Residential prices expected to remain contained, while launches and sales expected to pick pace
The outlook for the office sector remains optimistic
The turbulent funding environment viewed as turning positive in the calendar year
- The current sentiment score inched upwards and remains in the positive in Q4 2018. The slight improvement in the current score indicates that the dust has started to settle from the implementation of various structural reforms in the second and third quarter of 2017. The score indicates that stakeholders are in a wait and watch mode on the outcome of the long-term policy initiatives of the government.
- On the other hand, the optimism regarding the future of the real estate sector has come down by three points. Factors such as the looming uncertainty over the upcoming elections has been reflected in the future sentiment score.
- Though transitory in nature, stakeholder sentiments in the coming six months have taken a slight dip in our survey findings of Q4 2018.
- The future scores across the regions indicate that stakeholders are holding their ground and are not as bullish over the outcome of various structural reforms in the real estate sector. The uncertainty over the overall economic scenario and the upcoming general elections in India has failed to infuse any confidence in the stakeholders.
- The future sentiment score for north has gone in the red in Q4 2018. This dip in sentiment for the coming six months stems from the lack of buyer confidence in the market. Accumulating inventory, stagnant prices and sluggish sales and default by reputed developers have contributed to the further dip in the national capital regions future sentiment score.
- On the other hand, the future sentiment score of the west has moved up significantly in Q1 209 compared to the same period in 2018. We believe that the way RERA has been implemented in the west zone particularly in Maharashtra has infused confidence in the stakeholders and it is evident in the future score for the region.
- Though the future sentiment score of South has dipped in Q4 2018, it still remains in the positive, and we see that stakeholders are positive for the next six months.
- Sentiments of the financial institutions regarding the future of the real estate sector in the coming six months have come down in Q4 2018 compared to the same period in 2017. However, on the developer side, even though the future score has waned marginally, it still remains in the optimistic zone.
- The real estate industry’s sentiments with respect to the economy do not show any substantial change from 2019. The stakeholders are taking time to give thumbs up to the economic performance of the country given the current political scenario.
- On the other hand, the stakeholder sentiments regarding the funding scenario are upbeat in Q4 2018.
- Majority of the stakeholders have expressed optimism regarding the new residential launches coming up in the next six months.

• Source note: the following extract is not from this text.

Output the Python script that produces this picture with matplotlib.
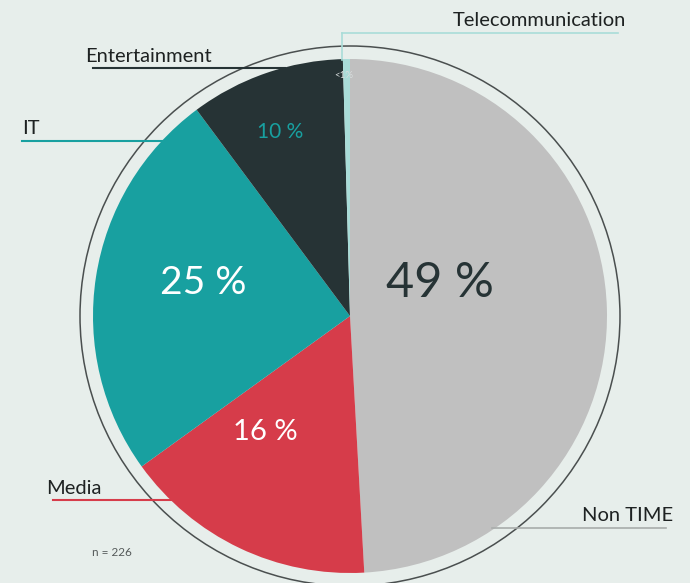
import matplotlib
matplotlib.use("Agg")
import matplotlib.pyplot as plt
from matplotlib.patches import Circle

categories = ["Non TIME", "Media", "IT", "Entertainment", "Telecommunication"]
counts = [111, 36, 56, 22, 1]
pct_labels = ["49 %", "16 %", "25 %", "10 %", "<1%"]
colors = ["#c0c0c0", "#d63c4a", "#18a0a0", "#263335", "#a9dcd8"]
n_total = 226

W, H = 690, 583
fig = plt.figure(figsize=(W / 100, H / 100), dpi=100)
bg = "#e7eeeb"
fig.patch.set_facecolor(bg)
ax = fig.add_axes([0, 0, 1, 1])

def Y(y):
    return H - y

cx, cy, r = 350, Y(316), 257
ax.pie(counts, colors=colors, startangle=90, counterclock=False,
       center=(cx, cy), radius=r, wedgeprops=dict(linewidth=0), frame=True)
ax.set_xlim(0, W)
ax.set_ylim(0, H)
ax.set_aspect("equal")
ax.axis("off")
ax.add_patch(Circle((cx, cy), 270, fill=False, edgecolor="#4a4f4f", lw=1.1, zorder=3))

font = "Lato"
pkw = dict(ha="center", va="center", family=font, weight="normal")
ax.text(440, Y(283), pct_labels[0], fontsize=35, color="#263335", **pkw)
ax.text(265, Y(432), pct_labels[1], fontsize=21, color="white", **pkw)
ax.text(203, Y(283), pct_labels[2], fontsize=28, color="white", **pkw)
ax.text(280, Y(132), pct_labels[3], fontsize=15, color="#18a0a0", **pkw)
ax.text(344, Y(76), pct_labels[4], fontsize=7, color="#d8dede", **pkw)

# category labels and leader lines
lab_kw = dict(fontsize=14.5, color="#1e2222", family=font, va="baseline")
ax.text(453, Y(26), categories[4], ha="left", **lab_kw)
ax.plot([342, 618], [Y(33), Y(33)], color="#a9dcd8", lw=1.2, zorder=4)
ax.plot([342, 342], [Y(33), Y(60)], color="#a9dcd8", lw=1.2, zorder=4)

ax.text(85, Y(62), categories[3], ha="left", **lab_kw)
ax.plot([93, 285], [Y(68), Y(68)], color="#263335", lw=1.5, zorder=4)

ax.text(22, Y(134), categories[2], ha="left", **lab_kw)
ax.plot([22, 165], [Y(141), Y(141)], color="#18a0a0", lw=1.5, zorder=4)

ax.text(46, Y(494), categories[1], ha="left", **lab_kw)
ax.plot([53, 180], [Y(500), Y(500)], color="#d63c4a", lw=1.5, zorder=4)

ax.text(673, Y(521), categories[0], ha="right", **lab_kw)
ax.plot([492, 666], [Y(528), Y(528)], color="#a8acab", lw=1.2, zorder=4)

ax.text(92, Y(552), f"n = {n_total}", fontsize=8.5, color="#555a5a", family=font,
        ha="left", va="center")

fig.savefig("out.png", dpi=100, facecolor=bg)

Nearly 78% of the stakeholders have opined that the sector will see new launches in the coming six months, mainly on the back of the mid and affordable segment. Insights suggest that with the clarity brought about by the structural reforms, notable developers are keen to bring fresh supply in the market.
- Majority of stakeholders believe that residential sales will improve in the coming six months.
- The future sentiments regarding price appreciation have remained stagnant in Q4 2018 as well. About 74% of the stakeholders have opined that the prices will either remain stagnant or may even drop further to attract the fence-sitting buyer in the coming six months.
The real estate sentiment index is based on a quarterly survey of key supply-side stakeholders, which include developers, private equity funds, banks and non-banking financial companies (NBFCs). The survey comprises questions pertaining to the economy, project launches, sales volume, leasing volume, price appreciation and funding.
Respondents choose from the following options, for which weights have been assigned: a) Better (100 points) b) Somewhat Better (75 points) c) Same (50 points) d) Somewhat Worse (25 points) and e) Worse (0 points). The index is determined by calculating the weighted average score of the percentage of responses in each of these categories. Hence, a score of 50 represents a neutral view; a score above 50 demonstrates a positive outlook; and a score below 50 indicates negative sentiment.
In order to present a holistic view of the real estate industry, the report is divided into two sections. Section A comprises two indices: the overall current sentiment index that indicates the respondents’ assessment of the present scenario compared to six months prior, and the overall future sentiment index that represents their expectations for the next six months. Section B focuses only on the future sentiments of the stakeholders. This survey was conducted between January–March 2019.